Zamieszkujący prowincję Serbowie obawiają się szykan ze strony zdecydowanie liczniejszych Albańczyków. W ciągu ostatnich ośmiu lat, wskutek prześladowań, Kosowo opuściło około 200 tys. Serbów. Powody do obaw ma również Bułgaria, której niektóre rejony są zamieszkane w większości przez ludność turecką.
Rada Bezpieczeństwa ONZ zebrała się wczoraj o godzinie 19.00 czasu polskiego na specjalnie zwołanym posiedzeniu, którego inicjatorem była Rosja domagająca się podjęcia kroków w kierunku anulowania decyzji władz w Prisztinie. - Rosja z pełnym zrozumieniem odnosi się do stanowiska Serbii, która zapowiedziała, że nie uzna niepodległości Kosowa - oświadczył wczoraj rzecznik Kremla Dmitrij Pieskow na wiadomość o przyjętej przez Kosowo deklaracji niepodległości. - Nie można nie zdawać sobie sprawy z tego, że decyzje kosowskich przywódców grożą eskalacją napięcia i międzyetnicznej przemocy w tej prowincji, jak również nowym konfliktem na Bałkanach - tłumaczyło rosyjskie Ministerstwo Spraw Zagranicznych.

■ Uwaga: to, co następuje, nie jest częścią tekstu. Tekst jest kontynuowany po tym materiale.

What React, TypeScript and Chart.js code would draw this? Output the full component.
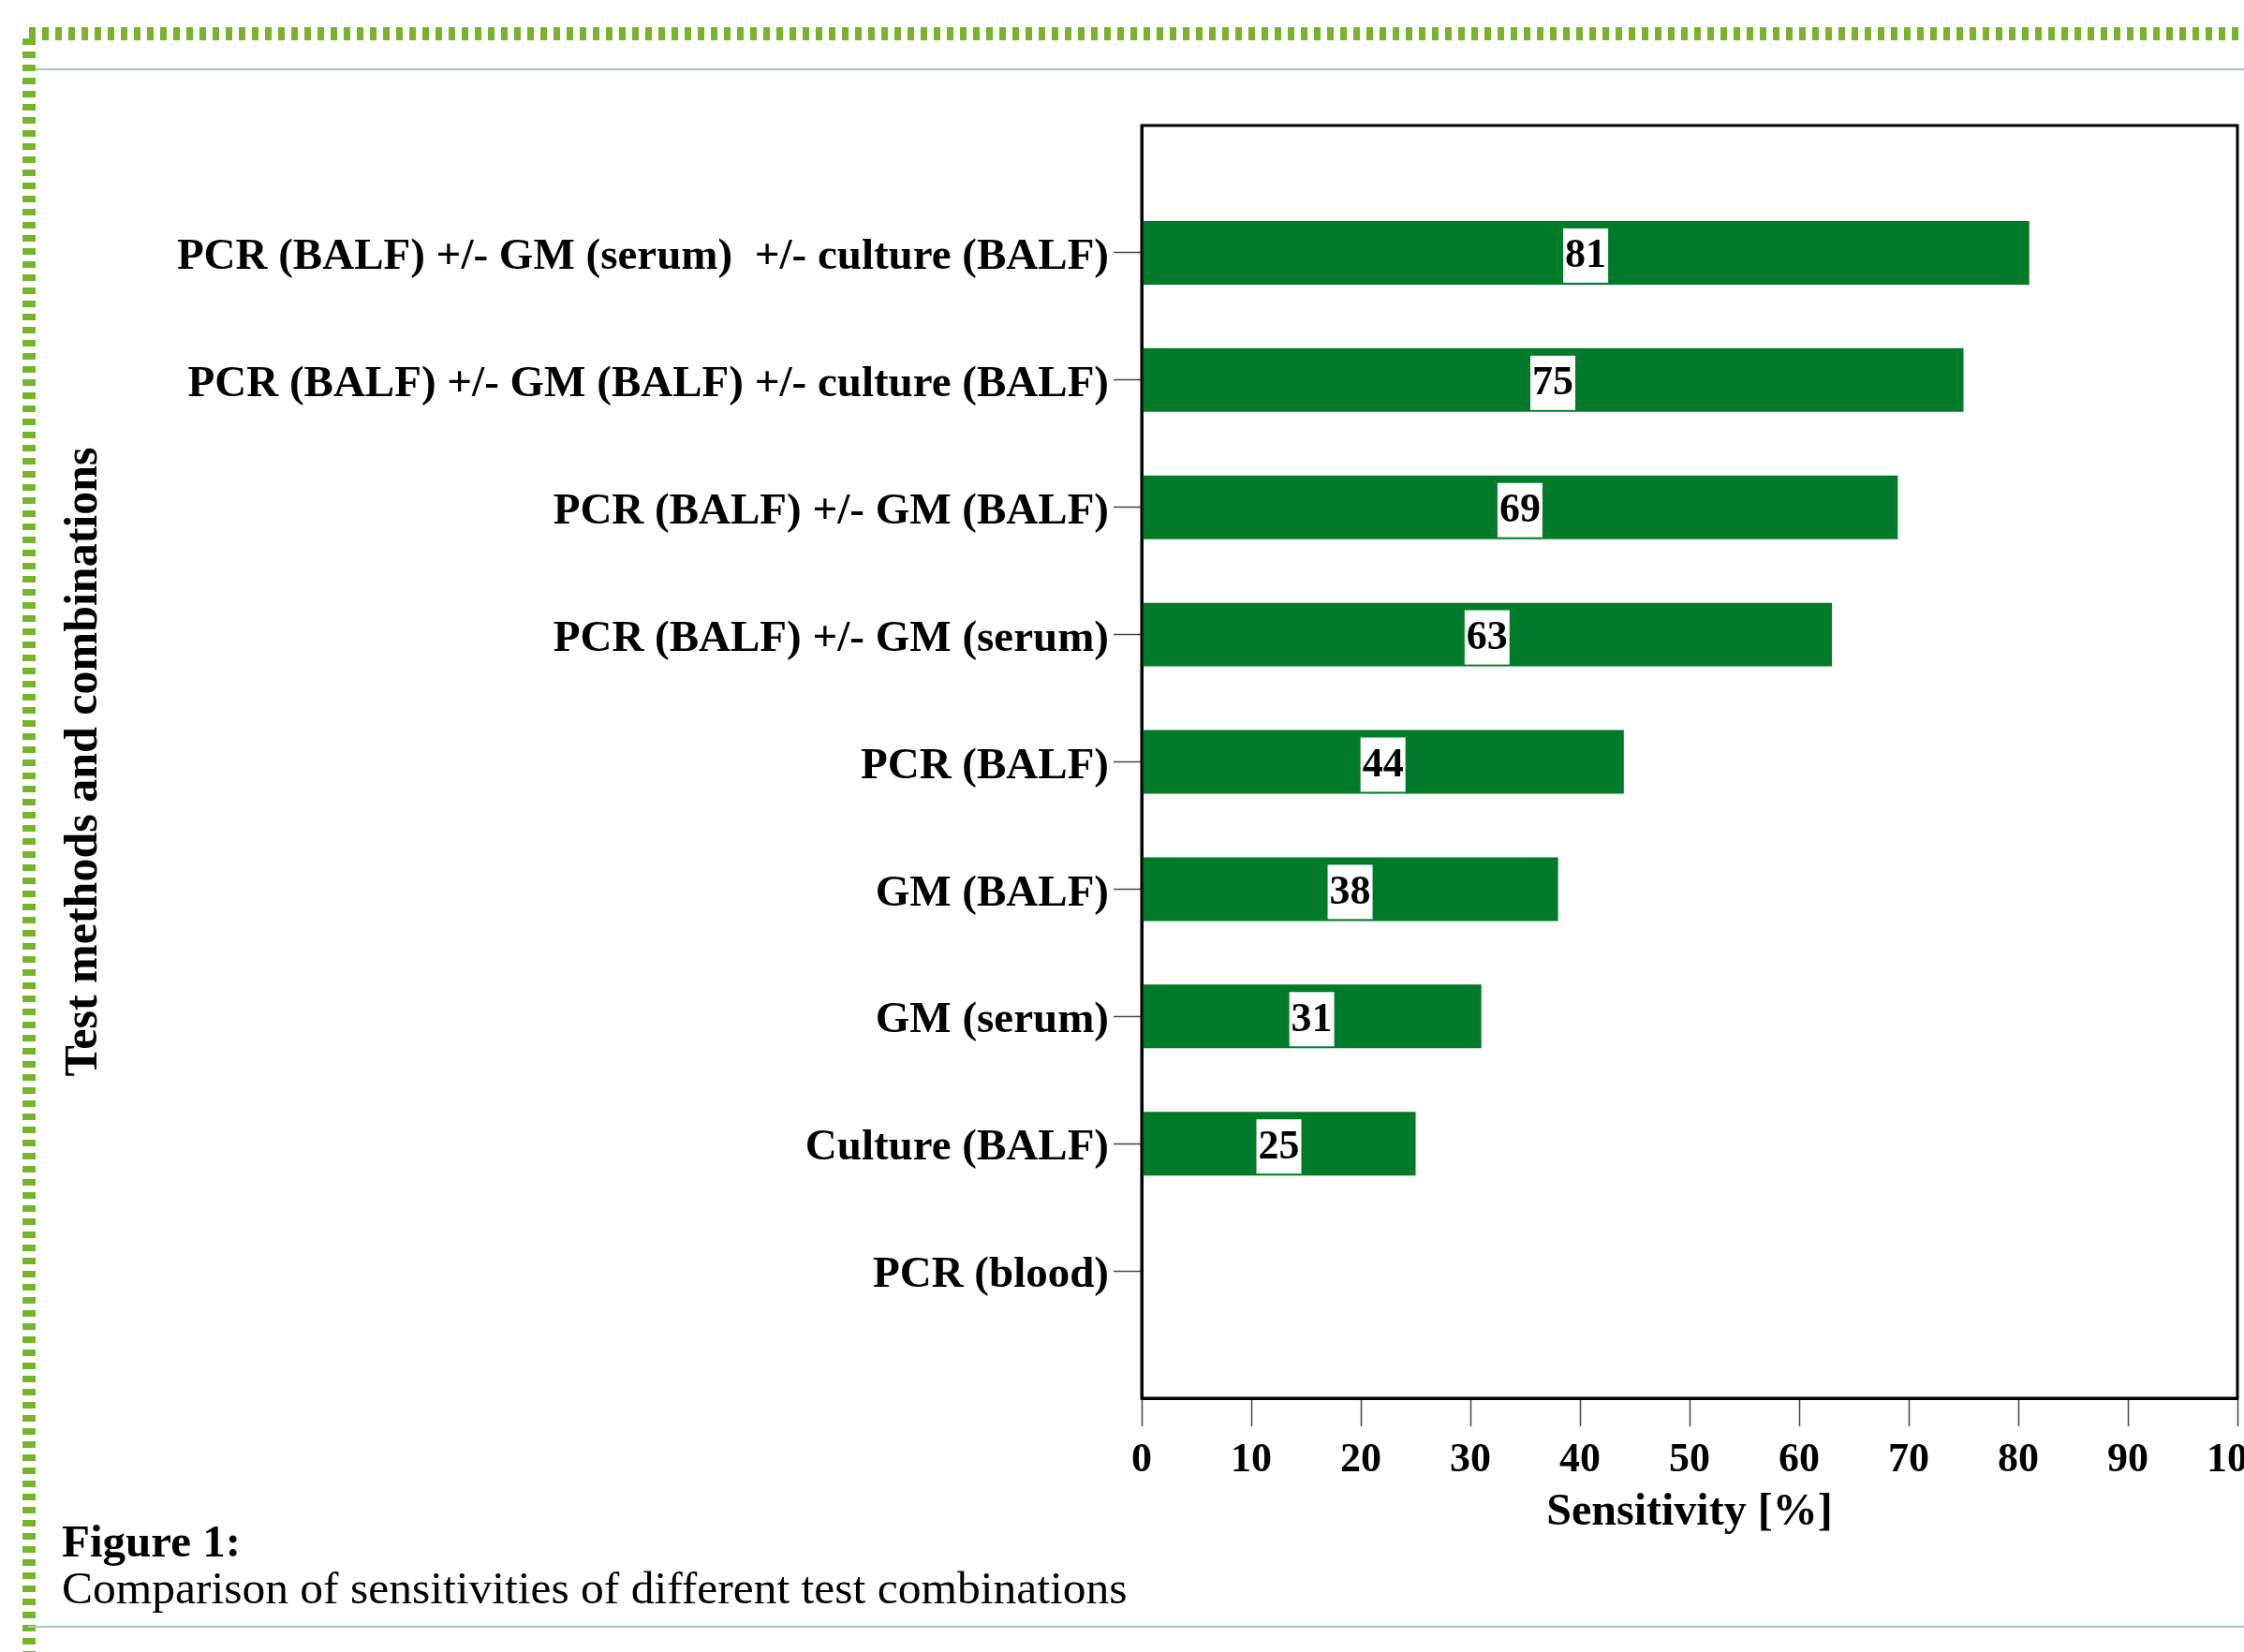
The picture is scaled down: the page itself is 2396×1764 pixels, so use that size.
import React, { useEffect, useRef } from "react";
import { Chart, registerables } from "chart.js";

Chart.register(...registerables);

// ---- data ----
const categories = [
  "PCR (BALF) +/- GM (serum)  +/- culture (BALF)",
  "PCR (BALF) +/- GM (BALF) +/- culture (BALF)",
  "PCR (BALF) +/- GM (BALF)",
  "PCR (BALF) +/- GM (serum)",
  "PCR (BALF)",
  "GM (BALF)",
  "GM (serum)",
  "Culture (BALF)",
  "PCR (blood)",
];
const sensitivity = [81, 75, 69, 63, 44, 38, 31, 25, 0];
const xMin = 0;
const xMax = 100;
const xStep = 10;
const xAxisTitle = "Sensitivity [%]";
const yAxisTitle = "Test methods and combinations";
const captionTitle = "Figure 1:";
const captionText = "Comparison of sensitivities of different test combinations";

// empty slots above and below the categories (the chart leaves one slot of space at each end)
const labels = ["", ...categories, ""];
const values: (number | null)[] = [null, ...sensitivity, null];

const FONT = "'Liberation Serif', 'Times New Roman', serif";
const BAR_GREEN = "#017a29";
const DASH_GREEN = "#76b52a";
const RULE_GREEN = "#a3cbad";

const framePlugin = {
  id: "frameAndLabels",
  afterDatasetsDraw(chart: any) {
    const { ctx, chartArea: a } = chart;
    ctx.save();
    ctx.strokeStyle = "#000";
    ctx.lineWidth = 3;
    ctx.strokeRect(a.left, a.top, a.right - a.left, a.bottom - a.top);

    const meta = chart.getDatasetMeta(0);
    const data = chart.data.datasets[0].data;
    ctx.font = `bold 44px ${FONT}`;
    ctx.textAlign = "center";
    ctx.textBaseline = "middle";
    meta.data.forEach((el: any, i: number) => {
      const v = data[i];
      if (v === null || v === undefined || v === 0) return;
      const { x, y, base } = el.getProps(["x", "y", "base"], true);
      const cx = (x + base) / 2;
      const t = String(v);
      const w = ctx.measureText(t).width + 4;
      ctx.fillStyle = "#fff";
      ctx.fillRect(cx - w / 2, y - 26, w, 58);
      ctx.fillStyle = "#000";
      ctx.fillText(t, cx, y + 4);
    });
    ctx.restore();
  },
};

export default function App() {
  const ref = useRef<HTMLCanvasElement>(null);

  useEffect(() => {
    const canvas = ref.current;
    if (!canvas) return;
    const chart = new Chart(canvas, {
      type: "bar",
      data: {
        labels,
        datasets: [
          {
            data: values,
            backgroundColor: BAR_GREEN,
            borderWidth: 0,
            barPercentage: 0.5,
            categoryPercentage: 1,
          },
        ],
      },
      options: {
        indexAxis: "y",
        animation: false,
        responsive: false,
        maintainAspectRatio: false,
        devicePixelRatio: 1,
        layout: { padding: { top: 134, right: 7, bottom: 71, left: 0 } },
        plugins: {
          legend: { display: false },
          tooltip: { enabled: false },
        },
        scales: {
          x: {
            type: "linear",
            min: xMin,
            max: xMax,
            ticks: {
              stepSize: xStep,
              color: "#000",
              font: { family: FONT, size: 44, weight: "bold" },
              padding: 10,
              maxRotation: 0,
              autoSkip: false,
            },
            grid: {
              drawOnChartArea: false,
              drawTicks: true,
              tickLength: 30,
              tickColor: "#444",
              tickWidth: 1.5,
            },
            border: { display: true, color: "#000", width: 3 },
            title: {
              display: true,
              text: xAxisTitle,
              color: "#000",
              font: { family: FONT, size: 48, weight: "bold" },
              padding: { top: 0, bottom: 49 },
            },
            afterFit: (s: any) => {
              s.height = 200;
              s.paddingLeft = 0;
              s.paddingRight = 0;
            },
          },
          y: {
            type: "category",
            offset: false,
            ticks: {
              color: "#000",
              font: { family: FONT, size: 47, weight: "bold" },
              padding: 5,
              labelOffset: 5,
              autoSkip: false,
            },
            grid: {
              offset: false,
              drawOnChartArea: false,
              drawTicks: true,
              tickLength: 30,
              tickColor: "#444",
              tickWidth: 1.5,
            },
            border: { display: true, color: "#000", width: 3 },
            title: {
              display: true,
              text: yAxisTitle,
              color: "#000",
              font: { family: FONT, size: 50, weight: "bold" },
              padding: { top: 60, bottom: 0 },
            },
            afterBuildTicks: (s: any) => {
              s.ticks = s.ticks.filter(
                (t: any) => t.value > 0 && t.value < labels.length - 1
              );
            },
            afterFit: (s: any) => {
              s.width = 1219;
              s.paddingTop = 0;
              s.paddingBottom = 0;
            },
          },
        },
      } as any,
      plugins: [framePlugin],
    });
    return () => chart.destroy();
  }, []);

  return (
    <div
      style={{
        position: "absolute",
        left: 0,
        top: 0,
        width: 2396,
        height: 1764,
        overflow: "hidden",
        background: "#fff",
      }}
    >
      <div
        style={{
          position: "absolute",
          left: 31,
          top: 29,
          width: 2365,
          height: 14,
          background: `repeating-linear-gradient(to right, ${DASH_GREEN} 0px, ${DASH_GREEN} 7px, transparent 7px, transparent 14px)`,
        }}
      />
      <div
        style={{
          position: "absolute",
          left: 24,
          top: 41,
          width: 14,
          height: 1723,
          background: `repeating-linear-gradient(to bottom, ${DASH_GREEN} 0px, ${DASH_GREEN} 7px, transparent 7px, transparent 14px)`,
        }}
      />
      <div
        style={{
          position: "absolute",
          left: 38,
          top: 73,
          width: 2358,
          height: 2,
          background: RULE_GREEN,
        }}
      />
      <div
        style={{
          position: "absolute",
          left: 30,
          top: 1736,
          width: 2366,
          height: 2,
          background: RULE_GREEN,
        }}
      />
      <canvas
        ref={ref}
        width={2396}
        height={1764}
        style={{ position: "absolute", left: 0, top: 0, width: 2396, height: 1764 }}
      />
      <div
        style={{
          position: "absolute",
          left: 66,
          top: 1621,
          fontFamily: FONT,
          fontSize: 49,
          lineHeight: "49px",
          fontWeight: "bold",
          color: "#000",
          whiteSpace: "nowrap",
        }}
      >
        {captionTitle}
      </div>
      <div
        style={{
          position: "absolute",
          left: 66,
          top: 1671,
          fontFamily: FONT,
          fontSize: 49.5,
          lineHeight: "49px",
          color: "#000",
          whiteSpace: "nowrap",
        }}
      >
        {captionText}
      </div>
    </div>
  );
}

Mimo obecności wojsk NATO już kilka godzin po ogłoszeniu secesji nieznani sprawcy obrzucili granatami budynki ONZ i Unii Europejskiej w Kosovskiej Mitrovicy na północy Kosowa. - Natowskie siły KFOR będą kontynuować pełnienie obowiązków w Kosowie, by zapewnić bezpieczeństwo na całym terytorium, na którym trwają zamieszki.

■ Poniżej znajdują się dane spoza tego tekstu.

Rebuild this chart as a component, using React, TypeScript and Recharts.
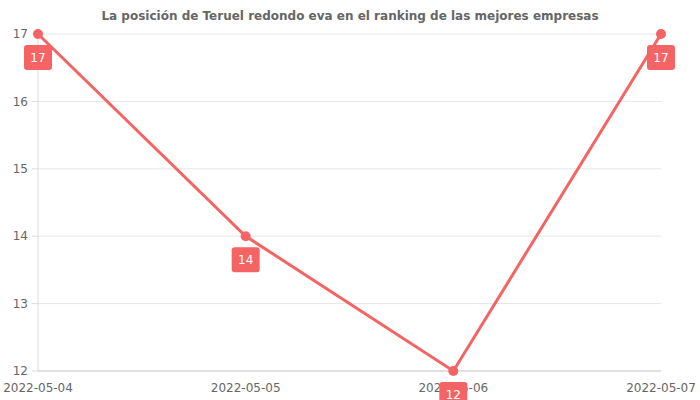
import React from "react";
import { LineChart, Line, XAxis, YAxis, CartesianGrid, LabelList } from "recharts";

const dates = ["2022-05-04", "2022-05-05", "2022-05-06", "2022-05-07"];
const positions = [17, 14, 12, 17];
const yTicks = [12, 13, 14, 15, 16, 17];
const title = "La posición de Teruel redondo eva en el ranking de las mejores empresas";

const data = dates.map((d, i) => ({ date: d, pos: positions[i] }));

const RED = "#f56464";
const FONT = "DejaVu Sans, sans-serif";

const BoxLabel = (props: any) => {
  const { x, y, value } = props;
  const w = 28;
  const h = 25;
  return (
    <g>
      <rect x={x - w / 2} y={y + 11} width={w} height={h} rx={3} ry={3} fill={RED} />
      <text x={x} y={y + 24} textAnchor="middle" dominantBaseline="central" fill="#fff" fontSize={12} fontFamily={FONT}>
        {value}
      </text>
    </g>
  );
};

export default function App() {
  return (
    <div style={{ position: "absolute", left: 0, top: 0, width: 700, height: 400, background: "#fff" }}>
      <div
        style={{
          position: "absolute",
          top: 9,
          left: 0,
          width: 700,
          textAlign: "center",
          fontFamily: FONT,
          fontWeight: "bold",
          fontSize: 12,
          color: "#666",
        }}
      >
        {title}
      </div>
      <LineChart width={700} height={400} data={data} margin={{ top: 34, right: 39, left: 0, bottom: 0 }}>
        <CartesianGrid vertical={false} stroke="#e6e6e6" />
        <XAxis
          dataKey="date"
          height={29}
          tickLine={false}
          tickSize={0}
          tickMargin={12}
          axisLine={{ stroke: "#cccccc" }}
          tick={{ fill: "#666", fontSize: 12, fontFamily: FONT }}
          interval={0}
        />
        <YAxis
          width={38}
          domain={[12, 17]}
          ticks={yTicks}
          tickSize={6}
          tickMargin={4}
          tickLine={{ stroke: "#dddddd" }}
          axisLine={{ stroke: "#dddddd" }}
          tick={{ fill: "#666", fontSize: 12, fontFamily: FONT }}
        />
        <Line
          dataKey="pos"
          stroke={RED}
          strokeWidth={3}
          dot={{ r: 5, fill: RED, stroke: RED, strokeWidth: 0 }}
          isAnimationActive={false}
        >
          <LabelList dataKey="pos" content={BoxLabel} />
        </Line>
      </LineChart>
    </div>
  );
}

Unijna logika, a raczej należałoby rzec - jej brak, jest zadziwiająca. Z jednej strony bowiem świadomie antagonizuje się Serbów z kosowskimi Albańczykami, nie tylko dopuszczając do odseparowania się integralnej części Serbii, ale jawnie ją popierając. Z drugiej zaś liczy się na obecność obydwu w strukturach unijnych. - Przyszłość zarówno Kosowa, jak i Serbii leży w Unii Europejskiej - oświadczył wczoraj przewodniczący Komisji Spraw Zagranicznych Parlamentu Europejskiego Jacek Saryusz-Wolski (PO). - Unii Europejskiej zależy na możliwie jak najszerszym uznaniu nowego europejskiego państwa - podkreślił. - Państwa członkowskie UE będą zachęcały Serbię do zachowania proeuropejskiego kursu, co już potwierdziła, wybierając Borisa Tadicia na prezydenta - dodał Saryusz-Wolski.
Unia Europejska "przyjęła do wiadomości ogłoszenie niepodległości", pozostawiając uznanie zbuntowanej prowincji za nowe państwo w gestii poszczególnych członków Wspólnoty.